Does she freak out over tariffs every day?

“I run the company with two of the creatives that I’ve worked with for many, many years, and we sort of run the business operations. There’s accounting and everybody else. But yeah, tariffs are not a nice thing. It’s not fun,” she said. They opened a warehouse in Europe and are trying to build a bigger business there. “We’re trying to do whatever we can to mitigate and not have to pass along higher prices to our customers,” said Rowley.

Asked what she loves about being in fashion, she said, “Fashion used to be one thing and everyone kind of played by those rules. There were the gatekeepers and the filters, and I think now it’s really anything and everything, and so many people doing it, and there are a billion different ways to be in the ‘fashion industry.’”

Rowley said she never slows down. “I just have a lot of energy. I have no ‘off’ switch. I’m so grateful. I’ve been through a lot in my personal life, and I’m just grateful for everything. I’m grateful to do what I do. And the people I’ve been able to meet because of my work is incredible. It gives me more energy and makes me want to do more and more and more all the time. It’s such a gift.”

Where does all that energy come from?

“I grew up in a boring town and couldn’t wait to get to New York,” she said.

“I love the creative process,” she explained. “I love having an idea.

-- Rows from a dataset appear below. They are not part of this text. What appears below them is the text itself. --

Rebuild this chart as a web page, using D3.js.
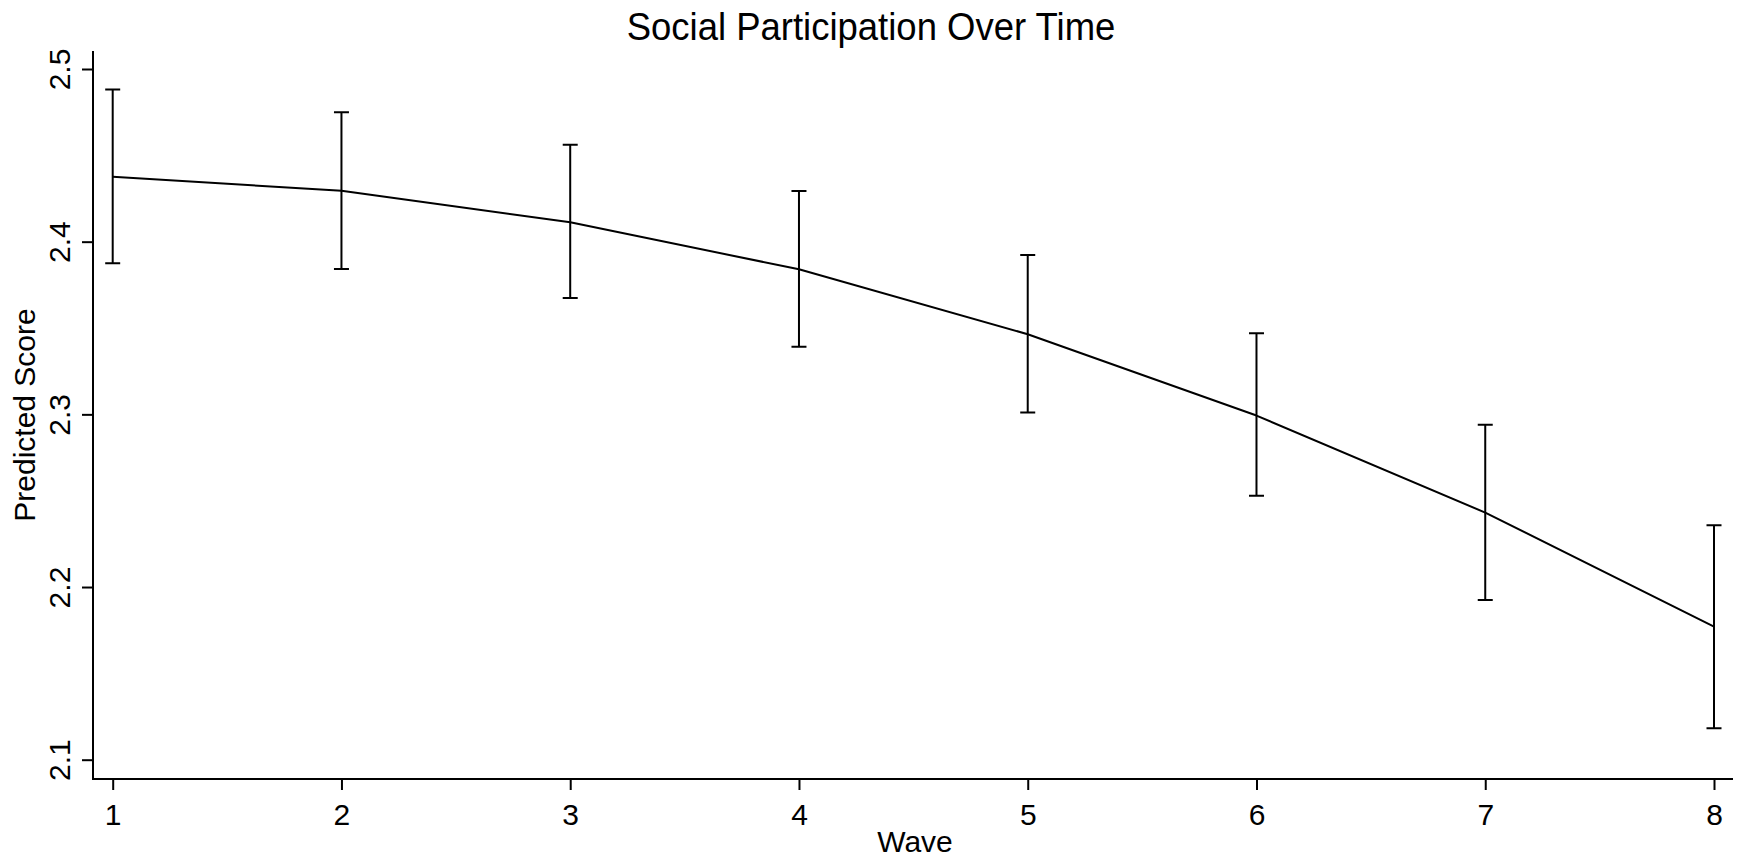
<!DOCTYPE html>
<html>
<head>
<meta charset="utf-8">
<script src="https://cdn.jsdelivr.net/npm/d3@7"></script>
<style>
  html, body { margin: 0; padding: 0; background: #fff; }
  svg { display: block; }
  text { font-family: "Liberation Sans", Arial, sans-serif; fill: #000; }
</style>
</head>
<body>
<div id="chart"></div>
<script>
(function () {
  'use strict';

  // Predicted score by wave, with 95% CI
  const waves = [1, 2, 3, 4, 5, 6, 7, 8];
  const predicted = [2.4376, 2.4295, 2.4112, 2.3840, 2.3464, 2.2993, 2.2431, 2.1771];
  const ciLower = [2.3875, 2.3842, 2.3674, 2.3392, 2.3010, 2.2528, 2.1925, 2.1182];
  const ciUpper = [2.4882, 2.4749, 2.4562, 2.4294, 2.3923, 2.3470, 2.2940, 2.2358];
  const yTicks = [2.1, 2.2, 2.3, 2.4, 2.5];
  const xTicks = [1, 2, 3, 4, 5, 6, 7, 8];

  const TITLE = 'Social Participation Over Time';
  const X_LABEL = 'Wave';
  const Y_LABEL = 'Predicted Score';

  const W = 1737, H = 861;
  // plot frame (axis lines) in pixels
  const frame = { left: 93, right: 1733, top: 51, bottom: 779 };

  const x = d3.scaleLinear().domain([1, 8]).range([112.7, 1714]);
  const y = d3.scaleLinear().domain([2.1, 2.5]).range([759.7, 69]);

  const rows = waves.map((w, i) => ({ w, p: predicted[i], lo: ciLower[i], hi: ciUpper[i] }));

  const svg = d3.select('#chart').append('svg').attr('width', W).attr('height', H);

  // title — Stata's title font is a touch taller than Arial, stretch a little
  svg.append('text')
    .attr('transform', 'translate(871,40) scale(1,1.08)')
    .attr('text-anchor', 'middle')
    .style('font-size', '36.5px')
    .text(TITLE);

  // --- axes ---
  const yAxis = svg.append('g')
    .attr('transform', `translate(${frame.left},0)`)
    .call(d3.axisLeft(y).tickValues(yTicks).tickSize(11).tickSizeOuter(0).tickFormat(d3.format('.1f')));
  yAxis.select('.domain').remove();
  yAxis.selectAll('.tick line').attr('stroke', '#000').attr('stroke-width', 2);
  yAxis.selectAll('.tick text')
    .attr('x', null).attr('dy', null)
    .attr('transform', 'translate(-23,0) rotate(-90)')
    .attr('text-anchor', 'middle')
    .style('font-size', '30px');

  const xAxis = svg.append('g')
    .attr('transform', `translate(0,${frame.bottom})`)
    .call(d3.axisBottom(x).tickValues(xTicks).tickSize(11).tickSizeOuter(0).tickFormat(d3.format('d')));
  xAxis.select('.domain').remove();
  xAxis.selectAll('.tick line').attr('stroke', '#000').attr('stroke-width', 2);
  xAxis.selectAll('.tick text')
    .attr('y', 46).attr('dy', null)
    .style('font-size', '30px');

  // axis lines
  svg.append('path')
    .attr('d', `M${frame.left},${frame.top}V${frame.bottom}H${frame.right}`)
    .attr('fill', 'none').attr('stroke', '#000').attr('stroke-width', 2);

  // axis titles
  svg.append('text')
    .attr('transform', `translate(35,${(frame.top + frame.bottom) / 2}) rotate(-90)`)
    .attr('text-anchor', 'middle')
    .style('font-size', '30px')
    .text(Y_LABEL);

  svg.append('text')
    .attr('x', (frame.left + W) / 2).attr('y', 852)
    .attr('text-anchor', 'middle')
    .style('font-size', '30px')
    .text(X_LABEL);

  // --- error bars ---
  const cap = 7.5;
  const bars = svg.append('g').attr('stroke', '#000').attr('stroke-width', 2).attr('fill', 'none');
  bars.selectAll('.ci').data(rows).enter().append('path')
    .attr('class', 'ci')
    .attr('d', d => {
      const cx = x(d.w), y0 = y(d.lo), y1 = y(d.hi);
      return `M${cx - cap},${y1}H${cx + cap}M${cx},${y1}V${y0}M${cx - cap},${y0}H${cx + cap}`;
    });

  // --- prediction line ---
  const line = d3.line().x(d => x(d.w)).y(d => y(d.p));
  svg.append('path')
    .datum(rows)
    .attr('d', line)
    .attr('fill', 'none')
    .attr('stroke', '#000')
    .attr('stroke-width', 2)
    .attr('stroke-linejoin', 'round');
})();
</script>
</body>
</html>
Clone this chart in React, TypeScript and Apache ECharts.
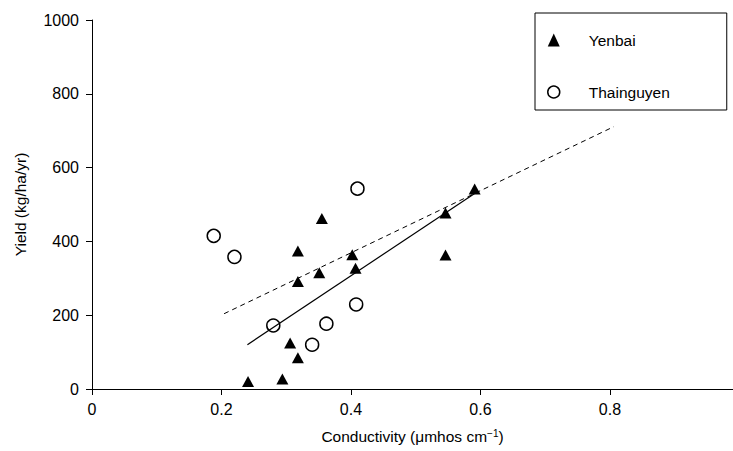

I wake up in the middle of the night. I love being able to have an idea and actually make it a reality. That is what keeps me going. Growing up in a small town, that’s all I had was my own imagination. Now the fact that I get to use my imagination as my job and it becomes real, I never want that to end.”

Rowley, in fact, said she never worked for anyone else in the industry. She came to New York and “I was a bartender and then I was me.”

Julianne Moore will be presenting Rowley with the Founder’s Award. “She’s a very dear friend of mine, and I’m very thrilled that she will be the one to present the award,” said Rowley. “I’m so grateful to the CFDA, and all of them. That goes without saying.”